Artist Bio:
Wade Johnston is a multidisciplinary visual artist living in the central United States. With a background in graphic design and illustration, and formal training in painting and print making his work uses photography along with traditional materials to create abstract narratives for the viewer to decipher.
Wade attended the University of Kansas studying mechanical engineering only to decide at the end of his fourth year before graduating that it wasn’t where his true passions were. After an eighteen month break, he returned to school to pursue a degree in Fine Art with an emphasis on painting, print making, mixed media and at the time the emerging digital field. Post graduation he continued to work on his personal artworks while supporting himself as a graphic designer and illustrator while earning a masters degree in design communication from Pratt.
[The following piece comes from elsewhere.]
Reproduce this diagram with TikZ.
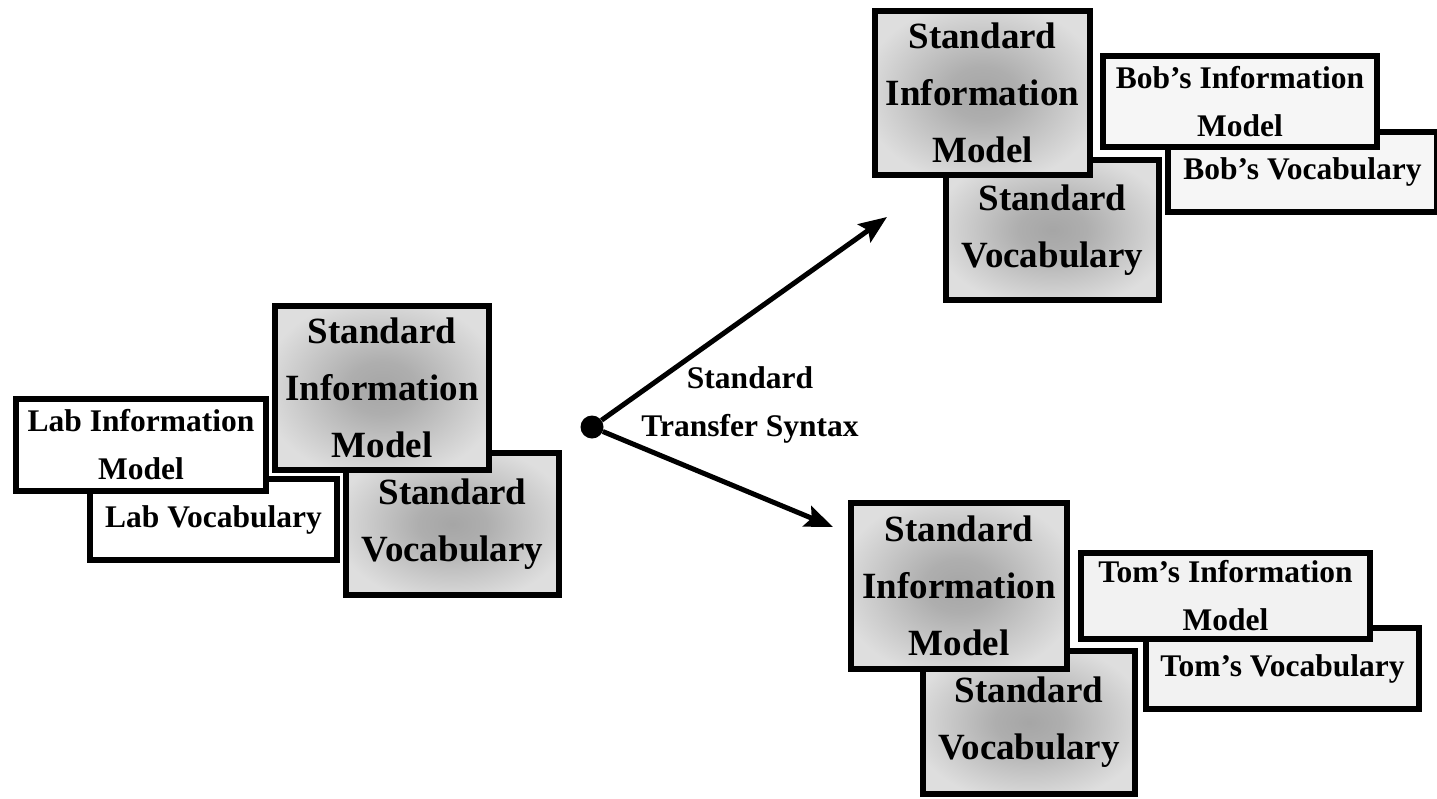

Over the next 30 years he has continued to develop his visual style letting it evolve while continuing to look at pop culture, the medium.
Artist Statement:
My work tends to focus on a loose narrative that revolves around memory and what I look at as the perception of the American Dream and how it has been presented in the news, the media, entertainment, and publishing especially from the 1960s moving forward. How we tend to look at or remember things a certain way, and how that memory shifts over time, but isn’t necessarily an accurate reflection of the reality that was. Images are built up using found photos, as well as photos I have taken, combined with painted marks and drawn lines that are scanned and layered into the images to create either visual tension, or help direct the viewers eye to specific places in the composition.The titles of the work are usually a mash up of different sections of sentences lifted from magazines, newspapers, song lyrics, or lines from movies and TV. They are cut up and reassembled to obscure the meaning of the work even more. There is no defined narrative or story to the works.